In March this year Apollo was an anchor partner for Intercontinental Exchange’s launch of ICE Private Credit Intelligence. As a result, every private asset in Apollo’s portfolio going forward will have an ICE ID number which Rowan said is the beginning of standardization across the marketplace.
“It also gives us a tremendous amount of information on real-time pricing and helps inform our estimated daily values across our credit portfolio,” added Rowan. “We have got the market going, but ICE IDs, data repositories, standardized data and ultimately, jealousy, are going to cause market making competition.”

Outlook
Rowan described the $71bn origination in the first quarter as “particularly high quality.” Based on Apollo’s pipeline, he expects origination in the second quarter to be stronger, and possibly near to the record $97bn of origination in a quarter.

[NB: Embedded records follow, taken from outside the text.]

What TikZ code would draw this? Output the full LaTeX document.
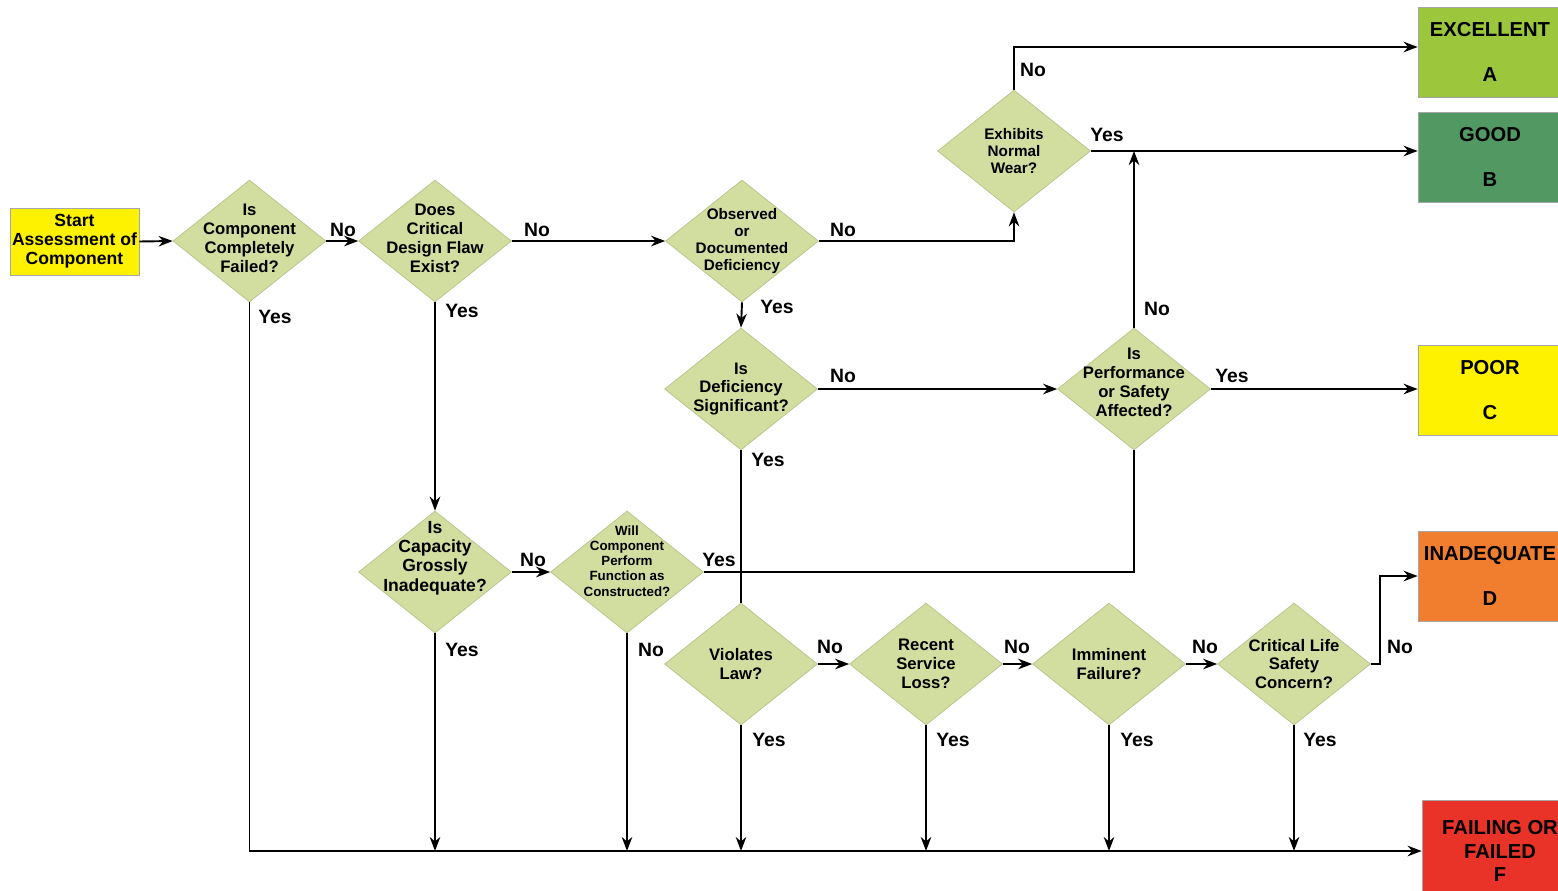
\documentclass[tikz,border=0pt]{standalone}
\usepackage{fontspec}
\setmainfont{Liberation Sans}
\usetikzlibrary{shapes.geometric,arrows.meta}
\definecolor{dfill}{RGB}{210,221,160}
\definecolor{dborder}{RGB}{184,194,140}
\definecolor{cyel}{RGB}{255,242,0}
\definecolor{cexc}{RGB}{156,198,59}
\definecolor{cgood}{RGB}{82,152,98}
\definecolor{cinad}{RGB}{240,126,46}
\definecolor{cfail}{RGB}{233,50,40}
\begin{document}
\begin{tikzpicture}[x=0.02cm,y=-0.02cm,
  dia/.style={diamond, draw=dborder, fill=dfill, inner sep=0pt, minimum width=3.06cm, minimum height=2.44cm},
  dt/.style={font=\bfseries\fontsize{9.5}{10.8}\selectfont, align=center, inner sep=0pt},
  dts/.style={font=\bfseries\fontsize{8.7}{9.8}\selectfont, align=center, inner sep=0pt},
  dtt/.style={font=\bfseries\fontsize{7.6}{8.6}\selectfont, align=center, inner sep=0pt},
  lab/.style={font=\bfseries\fontsize{11}{13}\selectfont, inner sep=0pt},
  arr/.style={-{Stealth[length=8pt,width=6pt]}, line width=1.1pt},
  ln/.style={line width=1.1pt},
  outbox/.style={draw=black!35, minimum width=2.88cm, minimum height=1.8cm, align=center, font=\bfseries\fontsize{11.5}{25.5}\selectfont, inner sep=0pt}
]
\useasboundingbox[fill=white] (0,0) rectangle (1558,890);

% start
\node[draw=black!35, fill=cyel, minimum width=2.58cm, minimum height=1.34cm, align=center, inner sep=0pt,
  font=\bfseries\fontsize{10}{10.8}\selectfont] (start) at (74.5,241.5) {Start\\Assessment of\\Component};

% diamonds
\node[dia, label={[dt,yshift=0.06cm]center:Is\\Component\\Completely\\Failed?}] (d1) at (249.5,241) {};
\node[dia, label={[dt,yshift=0.06cm]center:Does\\Critical\\Design Flaw\\Exist?}] (d2) at (435,241) {};
\node[dia, label={[dts]center:Observed\\or\\Documented\\Deficiency}] (obs) at (742,241) {};
\node[dia, label={[dts]center:Exhibits\\Normal\\Wear?}] (wear) at (1014,151) {};
\node[dia, label={[dt]center:Is\\Deficiency\\Significant?}] (def) at (741,389) {};
\node[dia, label={[dt,yshift=0.14cm]center:Is\\Performance\\or Safety\\Affected?}] (perf) at (1134,389) {};
\node[dia, label={[font=\bfseries\fontsize{10}{11}\selectfont, align=center, inner sep=0pt, yshift=0.28cm]center:Is\\Capacity\\Grossly\\Inadequate?}] (cap) at (435,572) {};
\node[dia, label={[dtt,yshift=0.22cm]center:Will\\Component\\Perform\\Function as\\Constructed?}] (will) at (627,572) {};
\node[dia, label={[dt]center:Violates\\Law?}] (viol) at (741,664) {};
\node[dia, label={[dt]center:Recent\\Service\\Loss?}] (rec) at (926,664) {};
\node[dia, label={[dt]center:Imminent\\Failure?}] (imm) at (1109,664) {};
\node[dia, label={[dt]center:Critical Life\\Safety\\Concern?}] (crit) at (1294,664) {};

% outcomes
\node[outbox, fill=cexc] (exc) at (1490,52) {EXCELLENT\\A};
\node[outbox, fill=cgood] (good) at (1490,157) {GOOD\\B};
\node[outbox, fill=cyel] (poor) at (1490,390) {POOR\\C};
\node[outbox, fill=cinad] (inad) at (1490,576) {INADEQUATE\\D};
\node[outbox, fill=cfail, minimum width=3.12cm, minimum height=2.04cm, font=\bfseries\fontsize{11.5}{13.6}\selectfont] (fbox) at (1500,851) {FAILING OR\\FAILED\\F};

% connectors
\draw[arr] (start.east) -- (d1.west);
\draw[arr] (d1.east) -- (d2.west);
\draw[arr] (d2.east) -- (obs.west);
\draw[arr] (obs.east) -| (wear.south);
\draw[arr] (wear.north) |- ([yshift=0.1cm]exc.west);
\draw[arr] (wear.east) -- (wear.east -| good.west);
\draw[arr] (obs.south) -- (def.north);
\draw[arr] (def.east) -- (perf.west);
\draw[arr] (perf.north) -- (perf.north |- wear.east);
\draw[arr] (perf.east) -- (perf.east -| poor.west);
\draw[arr] (d2.south) -- (cap.north);
\draw[arr] (cap.east) -- (will.west);
\draw[ln] (will.east) -| (perf.south);
\draw[ln] (def.south) -- (viol.north);
\draw[arr] (viol.east) -- (rec.west);
\draw[arr] (rec.east) -- (imm.west);
\draw[arr] (imm.east) -- (crit.west);
\coordinate (cn) at (1380,664);
\draw[arr] (crit.east) -- (cn) |- (inad.west);
\draw[arr] (d1.south) |- (fbox.west);
\foreach \n in {cap,will,viol,rec,imm,crit}
  \draw[arr] (\n.south) -- (\n.south |- fbox.west);

% labels
\node[lab] (l1) at (343,230) {No};
\node[lab] (l2) at (275,317) {Yes};
\node[lab] (l3) at (537,230) {No};
\node[lab] (l4) at (462,311) {Yes};
\node[lab] (l5) at (843,230) {No};
\node[lab] (l6) at (777,307) {Yes};
\node[lab] (l7) at (1033,70) {No};
\node[lab] (l8) at (1107,135) {Yes};
\node[lab] (l9) at (843,376) {No};
\node[lab] (l10) at (768,460) {Yes};
\node[lab] (l11) at (1157,309) {No};
\node[lab] (l12) at (1232,376) {Yes};
\node[lab] (l13) at (533,560) {No};
\node[lab] (l14) at (462,650) {Yes};
\node[lab] (l15) at (719,560) {Yes};
\node[lab] (l16) at (651,650) {No};
\node[lab] (l17) at (830,647) {No};
\node[lab] (l18) at (769,740) {Yes};
\node[lab] (l19) at (1017,647) {No};
\node[lab] (l20) at (953,740) {Yes};
\node[lab] (l21) at (1205,647) {No};
\node[lab] (l22) at (1137,740) {Yes};
\node[lab] (l23) at (1400,647) {No};
\node[lab] (l24) at (1320,740) {Yes};
\end{tikzpicture}
\end{document}
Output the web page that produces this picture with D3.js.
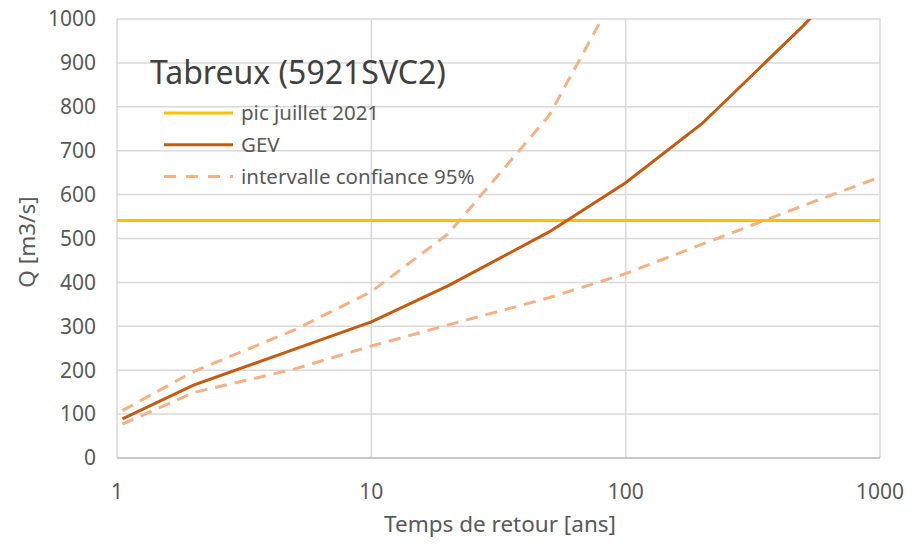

“Whether we get all the way there or not will depend on how hard the team works, but I think we have a shot at doing something very close to that,” he said.
Based on the first quarter and the pipeline for the year, Apollo reaffirmed its 2026 outlook of 20% fee-related earnings (FRE) growth and 10% SRE growth and is confident of meeting its 2029 targets. Rowan argued that business trends continue to be highly favorable despite geopolitical pressures as employment statistics are good, the capital expenditure cycle is “awesome,” U.S. government policy is accommodative and capital markets are open.
However, the company will continue to be defensive to protect capital and make sure it can ride through cycles if there are corrections. For example, Rowan said that Apollo has zero exposure to software in its equity business, across both private equity and hybrid equity. In credit, the firm has moved more towards investment grade and the business has less than 2% exposure to software.
Jim Zelter, president of Apollo Global Management, said on the call that institutional investors are not pulling back from private credit. In contrast, the volatile backdrop is drawing interest from institutions actively looking to deploy in a variety of structures in credit and the level of global engagement remains high. He argued that there will be dispersion across managers and investors will see who has been managing portfolios prudently for the long term, so there is an opportunity for differentiation.
Rowan added: “Jim and I have each worked more than 40 years and for the vast majority of that time we have seen and managed our business with the notion that 95% of the outcomes will occur on the playing field and not outside the sidelines. Sometimes we like what’s on the playing field, and sometimes we don’t in terms of rates and economic cycle, but we know how to navigate cycles.”